## What you will do
The lines from the top of the material below through the line containing "import plotly.graph_objects as go" are to be printed exactly, with pictures omitted.

## Recorded data
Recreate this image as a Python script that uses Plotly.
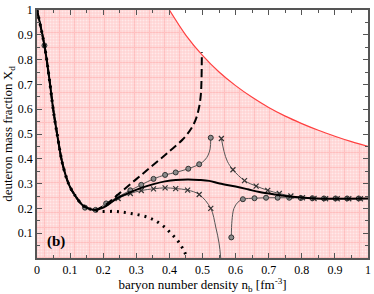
import plotly.graph_objects as go

# ---------------- data ----------------
# upper boundary of allowed (pink) region
bound_n = [0.0, 0.40, 0.45, 0.50, 0.55, 0.60, 0.65, 0.70, 0.75, 0.80, 0.85, 0.90, 0.95, 1.0]
bound_X = [1.0, 1.0, 0.898, 0.817, 0.750, 0.695, 0.648, 0.607, 0.572, 0.542, 0.515, 0.491, 0.469, 0.450]
red_n = bound_n[1:]
red_X = bound_X[1:]

# common low-density part
low_n = [0.0, 0.0225, 0.0375, 0.05, 0.0625, 0.077, 0.0975, 0.1175, 0.137, 0.155, 0.175]
low_X = [1.0, 0.857, 0.72, 0.59, 0.486, 0.38, 0.293, 0.247, 0.214, 0.2, 0.194]

solid_n = [0.2, 0.245, 0.282, 0.315, 0.352, 0.387, 0.419, 0.457, 0.49, 0.52, 0.552, 0.6, 0.637, 0.672, 0.72, 0.772, 0.84, 0.9, 1.0]
solid_X = [0.203, 0.243, 0.265, 0.283, 0.298, 0.309, 0.315, 0.317, 0.315, 0.311, 0.3, 0.288, 0.277, 0.266, 0.256, 0.247, 0.24, 0.239, 0.24]

dot_n = [0.192, 0.232, 0.257, 0.282, 0.307, 0.335, 0.357, 0.385, 0.407, 0.425, 0.435, 0.445, 0.452]
dot_X = [0.188, 0.188, 0.185, 0.18, 0.174, 0.164, 0.151, 0.125, 0.096, 0.07, 0.05, 0.026, 0.005]

dash_n = [0.207, 0.25, 0.3, 0.35, 0.4, 0.44, 0.465, 0.48, 0.49, 0.495, 0.497, 0.498]
dash_X = [0.214, 0.262, 0.318, 0.374, 0.43, 0.478, 0.52, 0.56, 0.61, 0.66, 0.72, 0.83]

circ1_n = [0.209, 0.245, 0.282, 0.315, 0.352, 0.387, 0.419, 0.457, 0.49, 0.507, 0.517, 0.523, 0.525]
circ1_X = [0.22, 0.247, 0.273, 0.295, 0.319, 0.335, 0.345, 0.36, 0.378, 0.395, 0.415, 0.44, 0.485]
circ1_mk_n = [0.0225, 0.145, 0.177, 0.209, 0.245, 0.282, 0.315, 0.352, 0.387, 0.419, 0.457, 0.49, 0.525]
circ1_mk_X = [0.857, 0.203, 0.194, 0.22, 0.247, 0.273, 0.295, 0.319, 0.335, 0.345, 0.36, 0.378, 0.485]

circ2_n = [0.587, 0.589, 0.595, 0.607, 0.622, 0.657, 0.692, 0.727, 0.762, 0.797, 0.832, 0.867, 0.902, 0.937, 0.972, 1.0]
circ2_X = [0.083, 0.15, 0.2, 0.225, 0.237, 0.241, 0.243, 0.243, 0.243, 0.242, 0.241, 0.24, 0.24, 0.24, 0.24, 0.24]
circ2_mk_n = [0.587, 0.622, 0.657, 0.692, 0.727, 0.762, 0.797, 0.832, 0.867, 0.902, 0.937, 0.972]
circ2_mk_X = [0.083, 0.237, 0.241, 0.243, 0.243, 0.243, 0.242, 0.241, 0.24, 0.24, 0.24, 0.24]

cross1_n = [0.209, 0.245, 0.282, 0.315, 0.352, 0.387, 0.419, 0.455, 0.49, 0.525, 0.54, 0.55, 0.555]
cross1_X = [0.212, 0.24, 0.26, 0.272, 0.279, 0.283, 0.28, 0.274, 0.256, 0.2, 0.125, 0.06, 0.0]
cross1_mk_n = [0.245, 0.282, 0.315, 0.352, 0.387, 0.419, 0.455, 0.49, 0.525]
cross1_mk_X = [0.24, 0.26, 0.272, 0.279, 0.283, 0.28, 0.274, 0.256, 0.2]

cross2_n = [0.557, 0.565, 0.575, 0.592, 0.627, 0.662, 0.697, 0.732, 0.767, 0.802, 0.837, 0.872, 0.907, 0.942, 0.977, 1.0]
cross2_X = [0.482, 0.43, 0.39, 0.356, 0.312, 0.29, 0.273, 0.26, 0.25, 0.243, 0.24, 0.239, 0.239, 0.239, 0.239, 0.239]
cross2_mk_n = [0.557, 0.592, 0.627, 0.662, 0.697, 0.732, 0.767, 0.802, 0.837, 0.872, 0.907, 0.942, 0.977]
cross2_mk_X = [0.482, 0.356, 0.312, 0.29, 0.273, 0.26, 0.25, 0.243, 0.24, 0.239, 0.239, 0.239, 0.239]

x_ticks = [0, 0.1, 0.2, 0.3, 0.4, 0.5, 0.6, 0.7, 0.8, 0.9, 1.0]
x_labels = ["0", "0.1", "0.2", "0.3", "0.4", "0.5", "0.6", "0.7", "0.8", "0.9", "1"]
y_ticks = [0.1, 0.2, 0.3, 0.4, 0.5, 0.6, 0.7, 0.8, 0.9, 1.0]
y_labels = ["0.1", "0.2", "0.3", "0.4", "0.5", "0.6", "0.7", "0.8", "0.9", "1"]

SERIF = "Liberation Serif, Times New Roman, serif"

# ---------------- figure ----------------
fig = go.Figure()

# pink allowed region: checker texture + grid pattern
fig.add_trace(go.Scatter(x=bound_n, y=bound_X, mode="lines", line=dict(width=0),
                         fill="tozeroy", fillcolor="#ffd9d9",
                         fillpattern=dict(shape=".", size=3, solidity=0.35,
                                          fgcolor="#ffffff", bgcolor="#ffd4d4"),
                         hoverinfo="skip", showlegend=False))
fig.add_trace(go.Scatter(x=bound_n, y=bound_X, mode="lines", line=dict(width=0),
                         fill="tozeroy", fillcolor="rgba(0,0,0,0)",
                         fillpattern=dict(shape="+", size=15, solidity=0.12,
                                          fgcolor="#ff9c9c", bgcolor="rgba(0,0,0,0)"),
                         hoverinfo="skip", showlegend=False))
fig.add_trace(go.Scatter(x=red_n, y=red_X, mode="lines", line=dict(color="#ff4040", width=1.2),
                         line_shape="spline", showlegend=False))

GRAY = "#555555"
# thin gray branches
for xs, ys in [(low_n + circ1_n, low_X + circ1_X), (circ2_n, circ2_X),
               (low_n + cross1_n, low_X + cross1_X), (cross2_n, cross2_X)]:
    fig.add_trace(go.Scatter(x=xs, y=ys, mode="lines", line=dict(color=GRAY, width=1),
                             line_shape="spline", showlegend=False))

for xs, ys in [(circ1_mk_n, circ1_mk_X), (circ2_mk_n, circ2_mk_X)]:
    fig.add_trace(go.Scatter(x=xs, y=ys, mode="markers",
                             marker=dict(symbol="circle", size=5, color="#8a8a8a",
                                         line=dict(color="#333333", width=1)),
                             showlegend=False))
for xs, ys in [(cross1_mk_n, cross1_mk_X), (cross2_mk_n, cross2_mk_X)]:
    fig.add_trace(go.Scatter(x=xs, y=ys, mode="markers",
                             marker=dict(symbol="x-thin-open", size=5, color="#333333",
                                         line=dict(color="#333333", width=1.2)),
                             showlegend=False))

# black curves
fig.add_trace(go.Scatter(x=low_n + dash_n, y=low_X + dash_X, mode="lines",
                         line=dict(color="black", width=2, dash="8px,4px"),
                         line_shape="spline", showlegend=False))
fig.add_trace(go.Scatter(x=low_n + dot_n, y=low_X + dot_X, mode="lines",
                         line=dict(color="black", width=3, dash="2px,5px"),
                         line_shape="spline", showlegend=False))
fig.add_trace(go.Scatter(x=low_n + solid_n, y=low_X + solid_X, mode="lines",
                         line=dict(color="black", width=2),
                         line_shape="spline", showlegend=False))

fig.add_annotation(x=0.057, y=0.065, text="<b>(b)</b>", showarrow=False,
                   font=dict(family=SERIF, size=15, color="black"))

axis_common = dict(showgrid=False, zeroline=False, showline=True, linecolor="#555555",
                   linewidth=1.5, mirror="allticks", ticks="inside", ticklen=5,
                   tickcolor="#555555", range=[0, 1], ticklabeloverflow="allow",
                   tickfont=dict(family=SERIF, size=12, color="black"))
fig.update_xaxes(**axis_common, tickvals=x_ticks, ticktext=x_labels,
                 minor=dict(dtick=0.05, ticks="inside", ticklen=3, tickcolor="#555555"),
                 title=dict(text="baryon number density n<sub>b</sub> [fm<sup>-3</sup>]",
                            font=dict(family=SERIF, size=13, color="black"),
                            standoff=4))
fig.update_yaxes(**axis_common, tickvals=y_ticks, ticktext=y_labels,
                 minor=dict(dtick=0.05, ticks="inside", ticklen=3, tickcolor="#555555"),
                 title=dict(text="deuteron mass fraction X<sub>d</sub>",
                            font=dict(family=SERIF, size=13, color="black"),
                            standoff=3))

fig.update_layout(width=374, height=294, margin=dict(l=37, r=3, t=4, b=36),
                  plot_bgcolor="white", paper_bgcolor="white")

fig.write_html("out.html", config={"displayModeBar": False},
               post_script="document.body.style.margin='0';document.body.style.padding='0';")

## Output of the task
Recreate this image as a Python script that uses Plotly.
import plotly.graph_objects as go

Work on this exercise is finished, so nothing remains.